Categories: Communications

Another PR Lesson from the University of Virginia Dust-up.

It’s fall here in Charlottesville, sort of, and school is back in session. The University of Virginia’s Board of Visitors, that venerable group in charge of running the place, has declared that they are “ready to move on” from this summer’s disastrous debacle in which they attempted to fire their new president, Theresa Sullivan, and then reinstated her under great pressure from just about every other University constituency. It was a PR and marketing disaster in every way and I can certainly see how they’d want to move on as fast as possible.

Sadly, the sludge from this mess just keeps bubbling up to remind everyone in the community how poorly handled the whole thing was. Through Freedom of Information Act requests, journalists from local as well as national papers, like this week’s New York Times and The Chronicle of Higher Education, have released scathing accounts of the disaster and how it affects higher ed in general. I’m a proud Wahoo, so this stuff really bugs me.

I’d like to focus on the latest blog post from the Chronicle, because it exposes what I think is the biggest PR and marketing black eye of the whole thing: namely that The Rector of the Board of Visitors, Helen Dragas, has not only been opaque and obfuscatory in her explanations on why she felt the University needed a new president, she has actually solicited students and high-profile faculty like Larry Sabato to write her opinion FOR her, to lend their credibility to her tarnished message. Sabato politely declined.

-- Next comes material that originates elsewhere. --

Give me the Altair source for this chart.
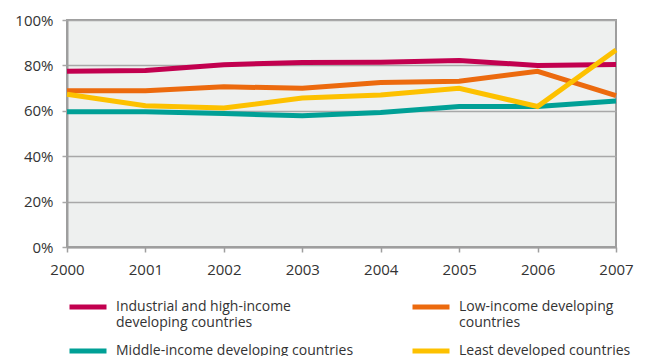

One of the central roles of a university is to cultivate forms of free and open expression that embody the public sphere. What Dragas sought to create was something that looked like a public sphere, but would in fact be a planted product of corporate media relations, to go unrevealed as such.

So? you say. People do that all the time when they hire PR firms to write for them. We do it all the time when we solicit influencers to spread our thoughts around. True. This is different to me because it does not appear Ms. Dragas is seeking influencers, she is seeking mouthpieces. She is not willing to stand on her own merits publicly, but is asking students and faculty to speak for her, to lend her message the credibility through accepted channels she seems unable to generate for herself.

If you know anything about UVA, you know that the students are held to a very strict honor code that says if you lie, cheat or steal you are banned from the community forever. By asking a student to write her opinion for her, without crediting the original idea back, is Ms. Dragas pressuring that student to violate that honor code? Should the Rector be allowed to put faculty and students in that position? What does it say about the ethics of the Rector that she would consider violating the very code the University bases so much of its institutional integrity upon?

Read the whole article. It should give our whole industry pause. Anyone asking us to artificially create consensus, hide the truth, violate ethics, or induce spin should NOT be clients. Right??